- Stored data -

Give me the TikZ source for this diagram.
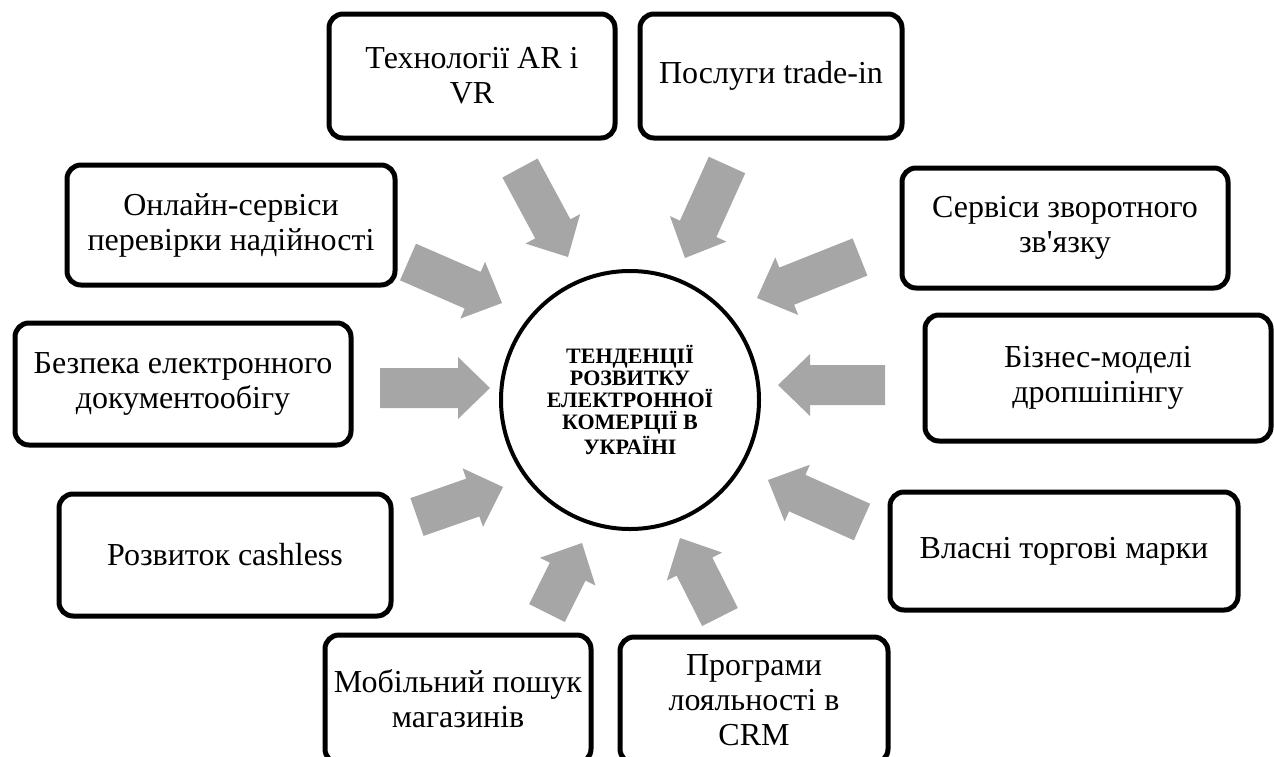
\documentclass[tikz,border=0pt]{standalone}
\usepackage{fontspec}
\setmainfont{Liberation Serif}
\newfontfamily\boxfont{Liberation Serif}
\usetikzlibrary{calc}
\definecolor{arrowgray}{HTML}{A6A6A6}
\tikzset{
    x=0.5pt, y=-0.5pt, % one unit is one pixel of the layout
    trend/.style={ % Rounded boxes around the hub
        draw,
        line width=2.5pt,
        rounded corners=7pt,
        align=center,
        inner sep=0pt,
        font=\boxfont\fontsize{16}{17.5}\selectfont
    },
    hub/.style={ % Central circle
        circle,
        draw,
        line width=2pt,
        minimum size=129pt,
        align=center,
        font=\boxfont\bfseries\fontsize{11}{11}\selectfont
    },
    push/.style={ % Thick grey block arrows, one filled outline each
        fill=arrowgray,
        draw=none,
        to path={
            ($(\tikztostart)!10pt!90:(\tikztotarget)$)
            -- ($($(\tikztotarget)!16pt!(\tikztostart)$)!10pt!90:(\tikztotarget)$)
            -- ($($(\tikztotarget)!16pt!(\tikztostart)$)!15.5pt!90:(\tikztotarget)$)
            -- (\tikztotarget)
            -- ($($(\tikztotarget)!16pt!(\tikztostart)$)!15.5pt!-90:(\tikztotarget)$)
            -- ($($(\tikztotarget)!16pt!(\tikztostart)$)!10pt!-90:(\tikztotarget)$)
            -- ($(\tikztostart)!10pt!-90:(\tikztotarget)$)
            -- cycle
        }
    },
}

\begin{document}
\begin{tikzpicture}
    \useasboundingbox (0,0) rectangle (1274,756);
    \node[hub]                                             (hub)   at (630,400)   {ТЕНДЕНЦІЇ\\РОЗВИТКУ\\ЕЛЕКТРОННОЇ\\КОМЕРЦІЇ В\\УКРАЇНІ};
    \node[trend, minimum width=143pt, minimum height=62pt] (arvr)  at (472,76)    {Технології AR і\\VR};
    \node[trend, minimum width=131pt, minimum height=62pt] (trade) at (771,76)    {Послуги trade-in};
    \node[trend, minimum width=164pt, minimum height=60pt] (check) at (231,225)   {Онлайн-сервіси\\перевірки надійності};
    \node[trend, minimum width=163pt, minimum height=60pt] (fback) at (1065,228)  {Сервіси зворотного\\зв'язку};
    \node[trend, minimum width=168pt, minimum height=61pt] (docs)  at (183,384)   {Безпека електронного\\документообігу};
    \node[trend, minimum width=173pt, minimum height=63pt] (drop)  at (1098,378)  {Бізнес-моделі\\дропшіпінгу};
    \node[trend, minimum width=166pt, minimum height=61pt] (cash)  at (225,555)   {Розвиток cashless};
    \node[trend, minimum width=174pt, minimum height=59pt] (brand) at (1064,551)  {Власні торгові марки};
    \node[trend, minimum width=133pt, minimum height=64pt] (mobile) at (458,699)  {Мобільний пошук\\магазинів};
    \node[trend, minimum width=134pt, minimum height=63pt] (loyal) at (754,700)   {Програми\\лояльності в\\CRM};

    % tails and tips of the grey arrows
    \coordinate (arvr-t)   at (520,168);  \coordinate (arvr-h)   at (568,257);
    \coordinate (trade-t)  at (727,165);  \coordinate (trade-h)  at (685,258);
    \coordinate (check-t)  at (408,262);  \coordinate (check-h)  at (502,303);
    \coordinate (docs-t)   at (380,388);  \coordinate (docs-h)   at (490,388);
    \coordinate (cash-t)   at (417,517);  \coordinate (cash-h)   at (503,487);
    \coordinate (mobile-t) at (547,613);  \coordinate (mobile-h) at (582,543);
    \coordinate (loyal-t)  at (720,617);  \coordinate (loyal-h)  at (680,538);
    \coordinate (brand-t)  at (862,522);  \coordinate (brand-h)  at (768,480);
    \coordinate (drop-t)   at (885,385);  \coordinate (drop-h)   at (778,385);
    \coordinate (fback-t)  at (860,257);  \coordinate (fback-h)  at (757,298);

    \path   (arvr-t)   edge[push] (arvr-h)
            (trade-t)  edge[push] (trade-h)
            (check-t)  edge[push] (check-h)
            (docs-t)   edge[push] (docs-h)
            (cash-t)   edge[push] (cash-h)
            (mobile-t) edge[push] (mobile-h)
            (loyal-t)  edge[push] (loyal-h)
            (brand-t)  edge[push] (brand-h)
            (drop-t)   edge[push] (drop-h)
            (fback-t)  edge[push] (fback-h)
    ;
\end{tikzpicture}
\end{document}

- Required task -
All of the material above needs to be restated exactly, with no pictures.

- Exercise solution -
Give me the TikZ source for this diagram.
\documentclass[tikz,border=0pt]{standalone}
\usepackage{fontspec}
\setmainfont{Liberation Serif}
\newfontfamily\boxfont{Liberation Serif}
\usetikzlibrary{calc}
\definecolor{arrowgray}{HTML}{A6A6A6}
\tikzset{
    x=0.5pt, y=-0.5pt, % one unit is one pixel of the layout
    trend/.style={ % Rounded boxes around the hub
        draw,
        line width=2.5pt,
        rounded corners=7pt,
        align=center,
        inner sep=0pt,
        font=\boxfont\fontsize{16}{17.5}\selectfont
    },
    hub/.style={ % Central circle
        circle,
        draw,
        line width=2pt,
        minimum size=129pt,
        align=center,
        font=\boxfont\bfseries\fontsize{11}{11}\selectfont
    },
    push/.style={ % Thick grey block arrows, one filled outline each
        fill=arrowgray,
        draw=none,
        to path={
            ($(\tikztostart)!10pt!90:(\tikztotarget)$)
            -- ($($(\tikztotarget)!16pt!(\tikztostart)$)!10pt!90:(\tikztotarget)$)
            -- ($($(\tikztotarget)!16pt!(\tikztostart)$)!15.5pt!90:(\tikztotarget)$)
            -- (\tikztotarget)
            -- ($($(\tikztotarget)!16pt!(\tikztostart)$)!15.5pt!-90:(\tikztotarget)$)
            -- ($($(\tikztotarget)!16pt!(\tikztostart)$)!10pt!-90:(\tikztotarget)$)
            -- ($(\tikztostart)!10pt!-90:(\tikztotarget)$)
            -- cycle
        }
    },
}

\begin{document}
\begin{tikzpicture}
    \useasboundingbox (0,0) rectangle (1274,756);
    \node[hub]                                             (hub)   at (630,400)   {ТЕНДЕНЦІЇ\\РОЗВИТКУ\\ЕЛЕКТРОННОЇ\\КОМЕРЦІЇ В\\УКРАЇНІ};
    \node[trend, minimum width=143pt, minimum height=62pt] (arvr)  at (472,76)    {Технології AR і\\VR};
    \node[trend, minimum width=131pt, minimum height=62pt] (trade) at (771,76)    {Послуги trade-in};
    \node[trend, minimum width=164pt, minimum height=60pt] (check) at (231,225)   {Онлайн-сервіси\\перевірки надійності};
    \node[trend, minimum width=163pt, minimum height=60pt] (fback) at (1065,228)  {Сервіси зворотного\\зв'язку};
    \node[trend, minimum width=168pt, minimum height=61pt] (docs)  at (183,384)   {Безпека електронного\\документообігу};
    \node[trend, minimum width=173pt, minimum height=63pt] (drop)  at (1098,378)  {Бізнес-моделі\\дропшіпінгу};
    \node[trend, minimum width=166pt, minimum height=61pt] (cash)  at (225,555)   {Розвиток cashless};
    \node[trend, minimum width=174pt, minimum height=59pt] (brand) at (1064,551)  {Власні торгові марки};
    \node[trend, minimum width=133pt, minimum height=64pt] (mobile) at (458,699)  {Мобільний пошук\\магазинів};
    \node[trend, minimum width=134pt, minimum height=63pt] (loyal) at (754,700)   {Програми\\лояльності в\\CRM};

    % tails and tips of the grey arrows
    \coordinate (arvr-t)   at (520,168);  \coordinate (arvr-h)   at (568,257);
    \coordinate (trade-t)  at (727,165);  \coordinate (trade-h)  at (685,258);
    \coordinate (check-t)  at (408,262);  \coordinate (check-h)  at (502,303);
    \coordinate (docs-t)   at (380,388);  \coordinate (docs-h)   at (490,388);
    \coordinate (cash-t)   at (417,517);  \coordinate (cash-h)   at (503,487);
    \coordinate (mobile-t) at (547,613);  \coordinate (mobile-h) at (582,543);
    \coordinate (loyal-t)  at (720,617);  \coordinate (loyal-h)  at (680,538);
    \coordinate (brand-t)  at (862,522);  \coordinate (brand-h)  at (768,480);
    \coordinate (drop-t)   at (885,385);  \coordinate (drop-h)   at (778,385);
    \coordinate (fback-t)  at (860,257);  \coordinate (fback-h)  at (757,298);

    \path   (arvr-t)   edge[push] (arvr-h)
            (trade-t)  edge[push] (trade-h)
            (check-t)  edge[push] (check-h)
            (docs-t)   edge[push] (docs-h)
            (cash-t)   edge[push] (cash-h)
            (mobile-t) edge[push] (mobile-h)
            (loyal-t)  edge[push] (loyal-h)
            (brand-t)  edge[push] (brand-h)
            (drop-t)   edge[push] (drop-h)
            (fback-t)  edge[push] (fback-h)
    ;
\end{tikzpicture}
\end{document}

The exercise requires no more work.